I spent many years in a state of sadness, while I cried and prayed for Nate’s behavior to get better. I also sought help, taking him to numerous neurologist, psychiatrist, psychologist, and behavioral health agencies, in an attempt to locate a cure for my son. It was my hope that once I received help for Nate he would stop being aggressive, and it would end my sadness and bring “Joy” to my life.
As the phone calls continued and I sat in meetings discussing ways to help my child, I began to wonder……what would happen if Nate was never cured and he continues to be aggressive throughout his life. Will I live a sad life? Will I always cry? Will there ever be “joy” in my life?
While I thought about that question, I began to understand that what I was looking for didn’t make sense. Joy should NOT be contingent upon my son’s behavior, because his mood swings and attitudes were unpredictable. With Nate, one day he could be upset for an unknown reason, causing him to flail his hands and arms in the air, as he bit his knuckles, or he could lash out at me, gripping my skin and leaving a bad scratch. Then there were other times, when Nate appeared to be perfectly fine, as he smiled, kissed, and hugged on me. Once again, my child’s behavior was unpredictable.

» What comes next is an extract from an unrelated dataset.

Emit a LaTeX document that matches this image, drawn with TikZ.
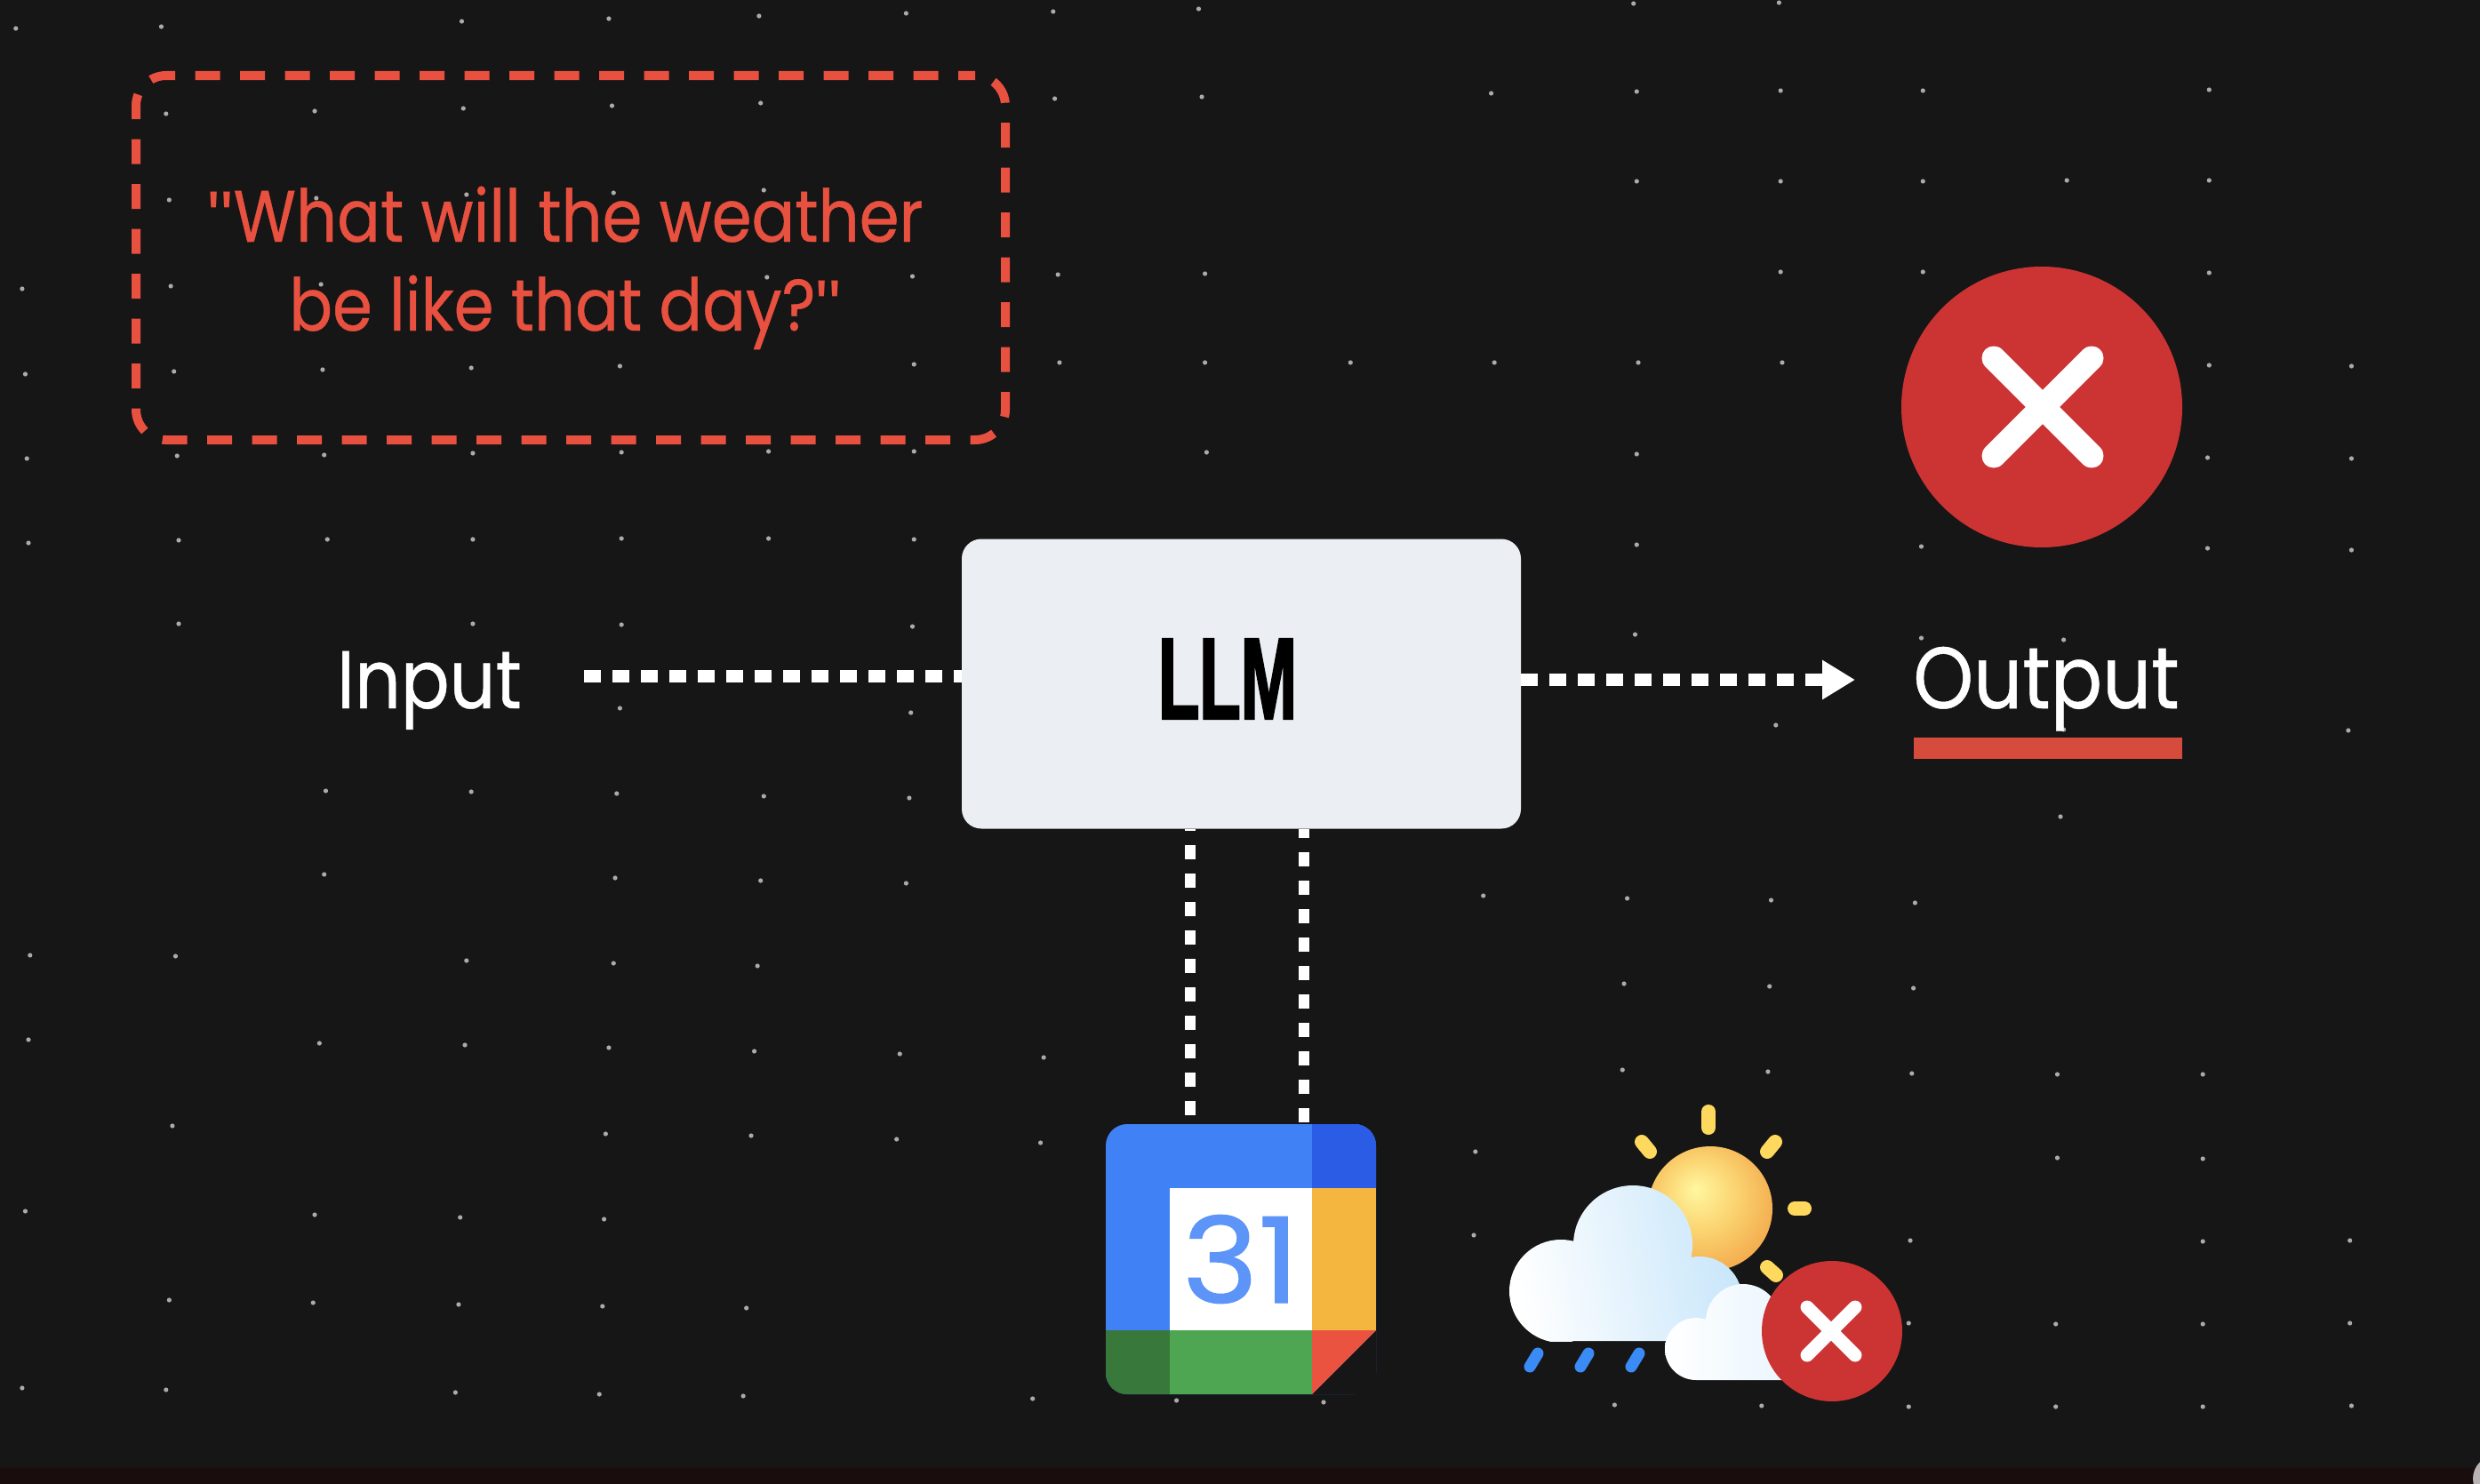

I then realized that I was wrong. Joy is not something that comes and goes. It is not only present when Nate’s behavior is perfect and things in our life are going great. Joy that comes from God is the ever-present fruit of the spirit that remains no matter what the circumstances are of life. Yes, there will be times of sadness where I will cry, yet I must always remember that my joy doesn’t come from Nate “acting right”, but from my Lord.